Raw records:
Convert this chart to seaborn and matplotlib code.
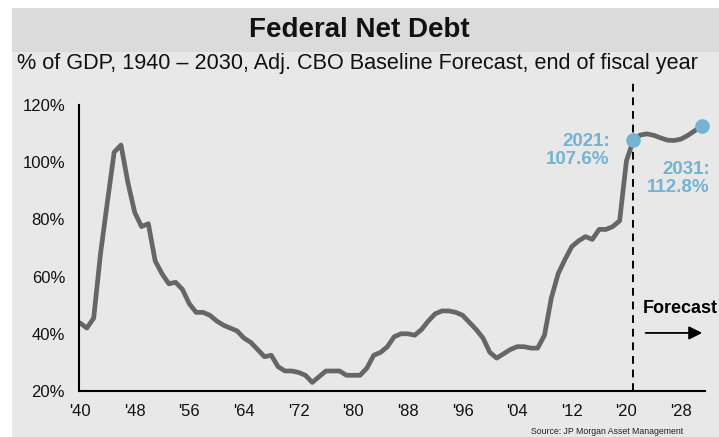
import pandas
import seaborn
from matplotlib import pyplot as plt
from matplotlib import ticker
from matplotlib.patches import Rectangle

# federal net debt, % of GDP (1940 - 2031, forecast after 2021)
years = list(range(1940, 2032))
debt_pct = [
    43.8, 42.0, 45.5, 68.0, 86.0, 103.5, 106.0, 93.0, 82.5, 77.5,  # 1940s
    78.5, 65.5, 61.0, 57.5, 58.0, 55.5, 50.5, 47.5, 47.5, 46.5,  # 1950s
    44.5, 43.0, 42.0, 41.0, 38.5, 37.0, 34.5, 32.0, 32.5, 28.5,  # 1960s
    27.0, 27.0, 26.5, 25.5, 23.0, 25.0, 27.0, 27.0, 27.0, 25.5,  # 1970s
    25.5, 25.5, 28.0, 32.5, 33.5, 35.5, 39.0, 40.0, 40.0, 39.5,  # 1980s
    41.5, 44.5, 47.0, 48.0, 48.0, 47.5, 46.5, 44.0, 41.5, 38.5,  # 1990s
    33.5, 31.5, 33.0, 34.5, 35.5, 35.5, 35.0, 35.0, 39.5, 52.5,  # 2000s
    61.0, 66.0, 70.5, 72.5, 74.0, 73.0, 76.5, 76.5, 77.5, 79.5,  # 2010s
    100.5, 107.6, 109.5, 109.9, 109.4, 108.5, 107.7, 107.6, 108.1, 109.4,  # 2020s
    111.0, 112.8,
]
tick_years = list(range(1940, 2032, 8))
tick_labels = ["'" + str(y)[2:] for y in tick_years]
highlight_years = [2021, 2031]
highlight_labels = ["2021:\n107.6%", "2031:\n112.8%"]

df = pandas.DataFrame({"year": years, "debt": debt_pct})

seaborn.set_theme(style="white")
plt.rcParams["font.family"] = ["Liberation Sans", "DejaVu Sans"]

line_color = "#666666"
dot_color = "#74b3d1"

fig = plt.figure(figsize=(7.19, 4.37), dpi=100)
fig.patch.set_facecolor("white")
# grey panel + darker title band
fig.patches.append(
    Rectangle((12 / 719, 0), 1, (437 - 52) / 437, transform=fig.transFigure,
              facecolor="#e8e8e8", edgecolor="none", zorder=-2)
)
fig.patches.append(
    Rectangle((12 / 719, (437 - 52) / 437), 1, 44 / 437, transform=fig.transFigure,
              facecolor="#dbdbdb", edgecolor="none", zorder=-2)
)

ax = fig.add_axes([79 / 719, 1 - 391 / 437, (705 - 79) / 719, (391 - 105) / 437])
ax.set_facecolor("none")

seaborn.lineplot(data=df, x="year", y="debt", ax=ax, color=line_color,
                 linewidth=3.4, solid_joinstyle="round")

hl = df[df["year"].isin(highlight_years)]
ax.plot(hl["year"], hl["debt"], "o", color=dot_color, markersize=9.5,
        zorder=5, clip_on=False)

# forecast divider
ax.axvline(2021, ymin=0, ymax=1.08, color="black", lw=1.4,
           linestyle=(0, (4, 3)), clip_on=False, zorder=4)

label_offsets = [(-17, -7), (6, -38)]
for (yr, val), txt, off in zip(hl.values, highlight_labels, label_offsets):
    ax.annotate(txt, xy=(yr, val), xytext=off, textcoords="offset points",
                ha="right", va="center", color=dot_color, fontsize=13.5,
                fontweight="bold", linespacing=1.1)

ax.text(2022.4, 49, "Forecast", fontsize=13, fontweight="bold",
        ha="left", va="center", color="black")
ax.annotate("", xy=(2031.5, 40.3), xytext=(2022.4, 40.3),
            arrowprops=dict(arrowstyle="-|>", color="black", lw=1.3,
                            mutation_scale=20))

ax.set_xlim(1939.85, 2031.5)
ax.set_ylim(20, 120)
ax.set_xticks(tick_years)
ax.set_xticklabels(tick_labels)
ax.set_yticks(range(20, 121, 20))
ax.yaxis.set_major_formatter(ticker.FuncFormatter(lambda v, p: f"{int(v)}%"))
ax.set_xlabel("")
ax.set_ylabel("")
ax.tick_params(axis="both", direction="out", length=4, width=1.2,
               color="black", labelsize=12, labelcolor="#111111")
ax.tick_params(axis="x", pad=5)
ax.tick_params(axis="y", pad=6)
ax.spines[["right", "top"]].set_visible(False)
for s in ["left", "bottom"]:
    ax.spines[s].set_color("black")
    ax.spines[s].set_linewidth(1.5)

fig.text(0.5, 1 - 30 / 437, "Federal Net Debt", ha="center", va="center",
         fontsize=20, fontweight="bold", color="#111111")
fig.text(17 / 719, 1 - 63 / 437,
         "% of GDP, 1940 \u2013 2030, Adj. CBO Baseline Forecast, end of fiscal year",
         ha="left", va="center", fontsize=15.6, color="#111111")
fig.text(607 / 719, 1 - 432 / 437, "Source: JP Morgan Asset Management",
         ha="center", va="center", fontsize=6.3, color="#222222")

fig.savefig("out.png", dpi=100)
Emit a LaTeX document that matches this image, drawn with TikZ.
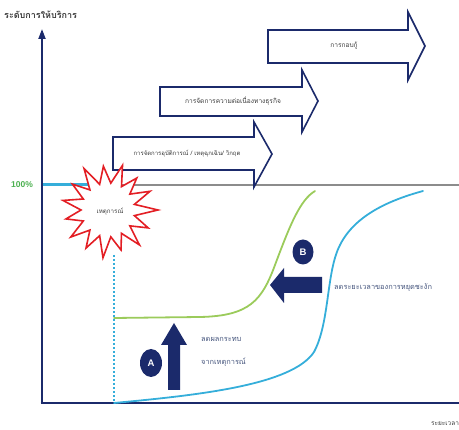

- **EXERCISE REQUIREMENTS**: Print exactly the first line of the entries and every line after it through the one that contains "from matplotlib.patches import Rectangle", leaving the pictures out.

- **RESULT FOR THIS TASK**:
Convert this chart to seaborn and matplotlib code.
import pandas
import seaborn
from matplotlib import pyplot as plt
from matplotlib import ticker
from matplotlib.patches import Rectangle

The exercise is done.